• **RECORD EXCERPTS**
——————

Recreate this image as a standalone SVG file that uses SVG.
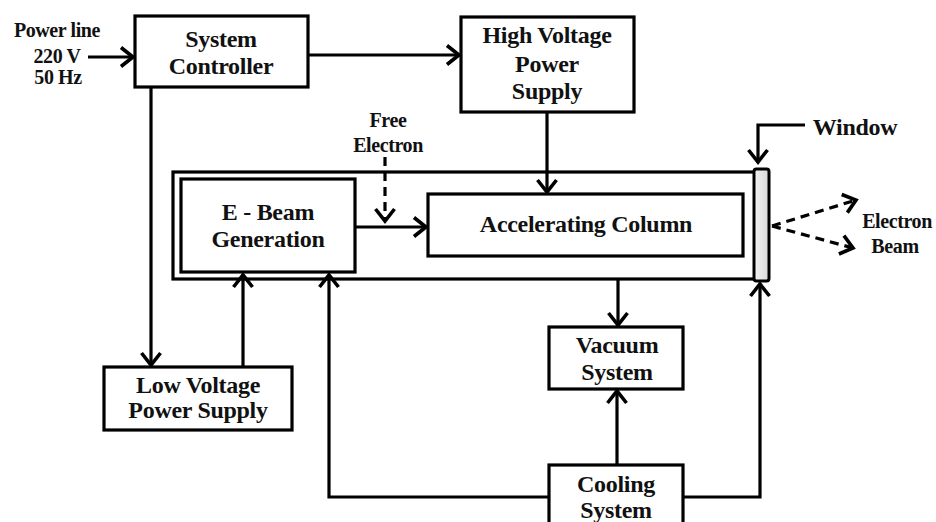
<svg xmlns="http://www.w3.org/2000/svg" width="936" height="522" viewBox="0 0 936 522">
<style>
.box{fill:#fff;stroke:#000;stroke-width:3.2}
.frame{fill:none;stroke:#000;stroke-width:3.2}
.t{font-family:"Liberation Serif","Times New Roman",serif;font-weight:bold;fill:#111;text-anchor:middle;font-size:24px;letter-spacing:-0.3px}
.s{font-size:20px;letter-spacing:-0.4px}
.c{fill:none;stroke:#000;stroke-width:3.2}
.d{stroke-dasharray:9 6}
</style>
<defs>
<marker id="ah" markerUnits="userSpaceOnUse" viewBox="-16 -12 20 24" refX="0" refY="0" markerWidth="20" markerHeight="24" orient="auto">
<path d="M-12,-9.5 L0,0 L-12,9.5" fill="none" stroke="#000" stroke-width="3.6" stroke-linejoin="miter"/>
</marker>
<linearGradient id="wg" x1="0" x2="1" y1="0" y2="0">
<stop offset="0" stop-color="#f4f4f4"/>
<stop offset="1" stop-color="#d8d8d8"/>
</linearGradient>
</defs>

<g id="outer-frame">
<rect class="frame" x="173" y="172" width="582" height="107"/>
</g>

<g id="system-controller">
<rect class="box" x="135" y="16" width="173" height="71"/>
<text class="t" x="221" y="47">System</text>
<text class="t" x="221" y="74">Controller</text>
</g>

<g id="high-voltage">
<rect class="box" x="461" y="17" width="173" height="95"/>
<text class="t" x="547" y="43">High Voltage</text>
<text class="t" x="547" y="72">Power</text>
<text class="t" x="547" y="99">Supply</text>
</g>

<g id="e-beam">
<rect class="box" x="181" y="179" width="174" height="93"/>
<text class="t" x="268" y="220">E - Beam</text>
<text class="t" x="268" y="247">Generation</text>
</g>

<g id="accelerating-column">
<rect class="box" x="428" y="194" width="315" height="62"/>
<text class="t" x="586" y="232">Accelerating Column</text>
</g>

<g id="window">
<rect x="754" y="169" width="15" height="112" rx="2.5" fill="url(#wg)" stroke="#000" stroke-width="3"/>
<text class="t" x="855" y="135">Window</text>
</g>

<g id="low-voltage">
<rect class="box" x="104" y="367" width="188" height="63"/>
<text class="t" x="198" y="393">Low Voltage</text>
<text class="t" x="198" y="418">Power Supply</text>
</g>

<g id="vacuum-system">
<rect class="box" x="549" y="327" width="134" height="62"/>
<text class="t" x="617" y="353">Vacuum</text>
<text class="t" x="617" y="380">System</text>
</g>

<g id="cooling-system">
<rect class="box" x="549" y="465" width="134" height="70"/>
<text class="t" x="616" y="492">Cooling</text>
<text class="t" x="616" y="518">System</text>
</g>

<g id="power-line">
<text class="t s" x="57" y="37">Power line</text>
<text class="t s" x="57" y="63">220 V</text>
<text class="t s" x="58" y="84">50 Hz</text>
</g>

<g id="free-electron">
<text class="t s" x="388" y="127">Free</text>
<text class="t s" x="388" y="152">Electron</text>
</g>

<g id="electron-beam">
<text class="t s" x="897" y="228">Electron</text>
<text class="t s" x="895" y="253">Beam</text>
</g>

<g id="connectors">
<path class="c" d="M88,57 H133" marker-end="url(#ah)"/>
<path class="c" d="M308,55 H459" marker-end="url(#ah)"/>
<path class="c" d="M547,112 V192" marker-end="url(#ah)"/>
<path class="c" d="M355,227 H426" marker-end="url(#ah)"/>
<path class="c d" d="M385,157 V221" marker-end="url(#ah)"/>
<path class="c" d="M151,87 V365" marker-end="url(#ah)"/>
<path class="c" d="M243,367 V275" marker-end="url(#ah)"/>
<path class="c" d="M549,497 H329 V275" marker-end="url(#ah)"/>
<path class="c" d="M618,279 V325" marker-end="url(#ah)"/>
<path class="c" d="M617,465 V391" marker-end="url(#ah)"/>
<path class="c" d="M683,497 H760 V284" marker-end="url(#ah)"/>
<path class="c" d="M805,125 H758 V162" marker-end="url(#ah)"/>
<path class="c d" d="M772,226 L856,200" marker-end="url(#ah)"/>
<path class="c d" d="M772,226 L853,248" marker-end="url(#ah)"/>
</g>
</svg>
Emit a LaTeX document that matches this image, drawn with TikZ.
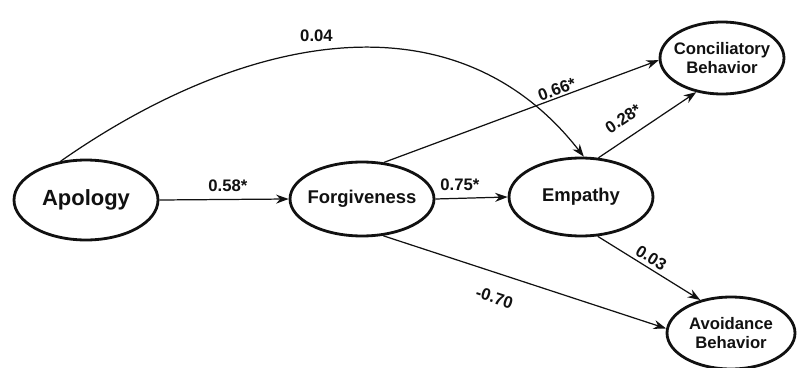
\documentclass[tikz,border=0pt]{standalone}
\usepackage{fontspec}
\setmainfont{Liberation Sans}
\usepackage{tikz}
\usetikzlibrary{arrows.meta,shapes.geometric}
\definecolor{cink}{HTML}{111111}
\tikzset{>={Stealth[length=2.5mm,width=1.8mm]}}

\begin{document}
\begin{tikzpicture}[x=0.02cm,y=-0.02cm,font=\bfseries,
  latent/.style={ellipse,draw=cink,line width=1.6pt,inner xsep=-6pt,inner ysep=0pt,align=center,text=cink},
  arc/.style={->,draw=cink,line width=0.7pt},
  coef/.style={font=\fontsize{9.5}{11}\selectfont\bfseries,text=cink,inner sep=1pt}]

\useasboundingbox (0,0) rectangle (797,368);

% ============ latent variables ============
\node[latent,minimum width=2.88cm,minimum height=1.6cm,font=\fontsize{12.5}{14}\selectfont\bfseries] (apology) at (86,200) {Apology};
\node[latent,minimum width=2.88cm,minimum height=1.48cm,font=\fontsize{10.5}{12}\selectfont\bfseries] (forgive) at (362,199) {Forgiveness};
\node[latent,minimum width=2.88cm,minimum height=1.56cm,font=\fontsize{10.5}{12}\selectfont\bfseries] (empathy) at (581,197) {Empathy};
\node[latent,minimum width=2.48cm,minimum height=1.44cm,font=\fontsize{9.5}{10.5}\selectfont\bfseries] (concil) at (722,58) {Conciliatory\\Behavior};
\node[latent,minimum width=2.56cm,minimum height=1.44cm,font=\fontsize{9.5}{10.5}\selectfont\bfseries] (avoid) at (731,333) {Avoidance\\Behavior};

% ============ paths ============
\draw[arc] (apology.east) -- node[coef,above=3pt,pos=0.53] (c58) {0.58*} (forgive.west);
\draw[arc] (forgive.east) -- node[coef,above=3pt,pos=0.34] (c75) {0.75*} (empathy.west);
\draw[arc] (apology.123) to[out=35,in=128,looseness=1.05] node[coef,above=4pt,pos=0.46] (c04) {0.04} (empathy.86);
\draw[arc] (forgive.59) -- node[coef,sloped,above,pos=0.64] (c66) {0.66*} (concil.182);
\draw[arc] (empathy.66) -- node[coef,sloped,above=6pt,pos=0.36] (c28) {0.28*} (concil.233);
\draw[arc] (forgive.-60) -- node[coef,sloped,below=9pt,pos=0.42] (c70) {-0.70} (avoid.176);
\draw[arc] (empathy.-67) -- node[coef,sloped,above=1pt,pos=0.47] (c03) {0.03} (avoid.133);

\end{tikzpicture}
\end{document}
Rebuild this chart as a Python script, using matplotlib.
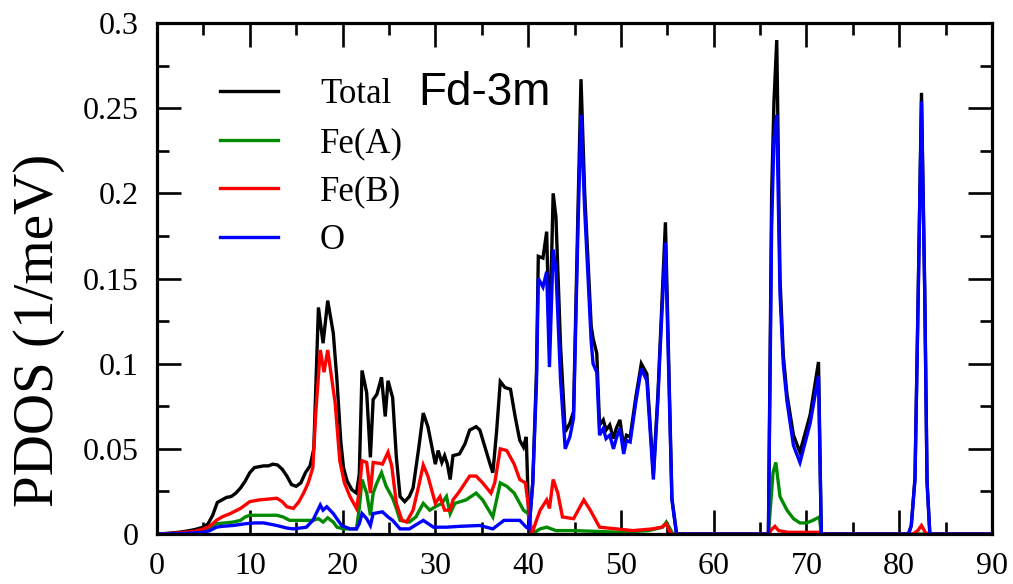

——————

• **OBJECTIVE**
The records above are to be restated exactly, without their pictures.

• **ANSWER BELOW**
Recreate this image as a standalone SVG file that uses SVG.
<svg xmlns="http://www.w3.org/2000/svg" width="936" height="522" viewBox="0 0 936 522">
<style>
.box{fill:#fff;stroke:#000;stroke-width:3.2}
.frame{fill:none;stroke:#000;stroke-width:3.2}
.t{font-family:"Liberation Serif","Times New Roman",serif;font-weight:bold;fill:#111;text-anchor:middle;font-size:24px;letter-spacing:-0.3px}
.s{font-size:20px;letter-spacing:-0.4px}
.c{fill:none;stroke:#000;stroke-width:3.2}
.d{stroke-dasharray:9 6}
</style>
<defs>
<marker id="ah" markerUnits="userSpaceOnUse" viewBox="-16 -12 20 24" refX="0" refY="0" markerWidth="20" markerHeight="24" orient="auto">
<path d="M-12,-9.5 L0,0 L-12,9.5" fill="none" stroke="#000" stroke-width="3.6" stroke-linejoin="miter"/>
</marker>
<linearGradient id="wg" x1="0" x2="1" y1="0" y2="0">
<stop offset="0" stop-color="#f4f4f4"/>
<stop offset="1" stop-color="#d8d8d8"/>
</linearGradient>
</defs>

<g id="outer-frame">
<rect class="frame" x="173" y="172" width="582" height="107"/>
</g>

<g id="system-controller">
<rect class="box" x="135" y="16" width="173" height="71"/>
<text class="t" x="221" y="47">System</text>
<text class="t" x="221" y="74">Controller</text>
</g>

<g id="high-voltage">
<rect class="box" x="461" y="17" width="173" height="95"/>
<text class="t" x="547" y="43">High Voltage</text>
<text class="t" x="547" y="72">Power</text>
<text class="t" x="547" y="99">Supply</text>
</g>

<g id="e-beam">
<rect class="box" x="181" y="179" width="174" height="93"/>
<text class="t" x="268" y="220">E - Beam</text>
<text class="t" x="268" y="247">Generation</text>
</g>

<g id="accelerating-column">
<rect class="box" x="428" y="194" width="315" height="62"/>
<text class="t" x="586" y="232">Accelerating Column</text>
</g>

<g id="window">
<rect x="754" y="169" width="15" height="112" rx="2.5" fill="url(#wg)" stroke="#000" stroke-width="3"/>
<text class="t" x="855" y="135">Window</text>
</g>

<g id="low-voltage">
<rect class="box" x="104" y="367" width="188" height="63"/>
<text class="t" x="198" y="393">Low Voltage</text>
<text class="t" x="198" y="418">Power Supply</text>
</g>

<g id="vacuum-system">
<rect class="box" x="549" y="327" width="134" height="62"/>
<text class="t" x="617" y="353">Vacuum</text>
<text class="t" x="617" y="380">System</text>
</g>

<g id="cooling-system">
<rect class="box" x="549" y="465" width="134" height="70"/>
<text class="t" x="616" y="492">Cooling</text>
<text class="t" x="616" y="518">System</text>
</g>

<g id="power-line">
<text class="t s" x="57" y="37">Power line</text>
<text class="t s" x="57" y="63">220 V</text>
<text class="t s" x="58" y="84">50 Hz</text>
</g>

<g id="free-electron">
<text class="t s" x="388" y="127">Free</text>
<text class="t s" x="388" y="152">Electron</text>
</g>

<g id="electron-beam">
<text class="t s" x="897" y="228">Electron</text>
<text class="t s" x="895" y="253">Beam</text>
</g>

<g id="connectors">
<path class="c" d="M88,57 H133" marker-end="url(#ah)"/>
<path class="c" d="M308,55 H459" marker-end="url(#ah)"/>
<path class="c" d="M547,112 V192" marker-end="url(#ah)"/>
<path class="c" d="M355,227 H426" marker-end="url(#ah)"/>
<path class="c d" d="M385,157 V221" marker-end="url(#ah)"/>
<path class="c" d="M151,87 V365" marker-end="url(#ah)"/>
<path class="c" d="M243,367 V275" marker-end="url(#ah)"/>
<path class="c" d="M549,497 H329 V275" marker-end="url(#ah)"/>
<path class="c" d="M618,279 V325" marker-end="url(#ah)"/>
<path class="c" d="M617,465 V391" marker-end="url(#ah)"/>
<path class="c" d="M683,497 H760 V284" marker-end="url(#ah)"/>
<path class="c" d="M805,125 H758 V162" marker-end="url(#ah)"/>
<path class="c d" d="M772,226 L856,200" marker-end="url(#ah)"/>
<path class="c d" d="M772,226 L853,248" marker-end="url(#ah)"/>
</g>
</svg>
Emit a LaTeX document that matches this image, drawn with TikZ.
\documentclass[tikz,border=0pt]{standalone}
\usepackage{fontspec}
\setmainfont{Liberation Sans}
\usepackage{tikz}
\usetikzlibrary{arrows.meta,shapes.geometric}
\definecolor{cink}{HTML}{111111}
\tikzset{>={Stealth[length=2.5mm,width=1.8mm]}}

\begin{document}
\begin{tikzpicture}[x=0.02cm,y=-0.02cm,font=\bfseries,
  latent/.style={ellipse,draw=cink,line width=1.6pt,inner xsep=-6pt,inner ysep=0pt,align=center,text=cink},
  arc/.style={->,draw=cink,line width=0.7pt},
  coef/.style={font=\fontsize{9.5}{11}\selectfont\bfseries,text=cink,inner sep=1pt}]

\useasboundingbox (0,0) rectangle (797,368);

% ============ latent variables ============
\node[latent,minimum width=2.88cm,minimum height=1.6cm,font=\fontsize{12.5}{14}\selectfont\bfseries] (apology) at (86,200) {Apology};
\node[latent,minimum width=2.88cm,minimum height=1.48cm,font=\fontsize{10.5}{12}\selectfont\bfseries] (forgive) at (362,199) {Forgiveness};
\node[latent,minimum width=2.88cm,minimum height=1.56cm,font=\fontsize{10.5}{12}\selectfont\bfseries] (empathy) at (581,197) {Empathy};
\node[latent,minimum width=2.48cm,minimum height=1.44cm,font=\fontsize{9.5}{10.5}\selectfont\bfseries] (concil) at (722,58) {Conciliatory\\Behavior};
\node[latent,minimum width=2.56cm,minimum height=1.44cm,font=\fontsize{9.5}{10.5}\selectfont\bfseries] (avoid) at (731,333) {Avoidance\\Behavior};

% ============ paths ============
\draw[arc] (apology.east) -- node[coef,above=3pt,pos=0.53] (c58) {0.58*} (forgive.west);
\draw[arc] (forgive.east) -- node[coef,above=3pt,pos=0.34] (c75) {0.75*} (empathy.west);
\draw[arc] (apology.123) to[out=35,in=128,looseness=1.05] node[coef,above=4pt,pos=0.46] (c04) {0.04} (empathy.86);
\draw[arc] (forgive.59) -- node[coef,sloped,above,pos=0.64] (c66) {0.66*} (concil.182);
\draw[arc] (empathy.66) -- node[coef,sloped,above=6pt,pos=0.36] (c28) {0.28*} (concil.233);
\draw[arc] (forgive.-60) -- node[coef,sloped,below=9pt,pos=0.42] (c70) {-0.70} (avoid.176);
\draw[arc] (empathy.-67) -- node[coef,sloped,above=1pt,pos=0.47] (c03) {0.03} (avoid.133);

\end{tikzpicture}
\end{document}
Rebuild this chart as a Python script, using matplotlib.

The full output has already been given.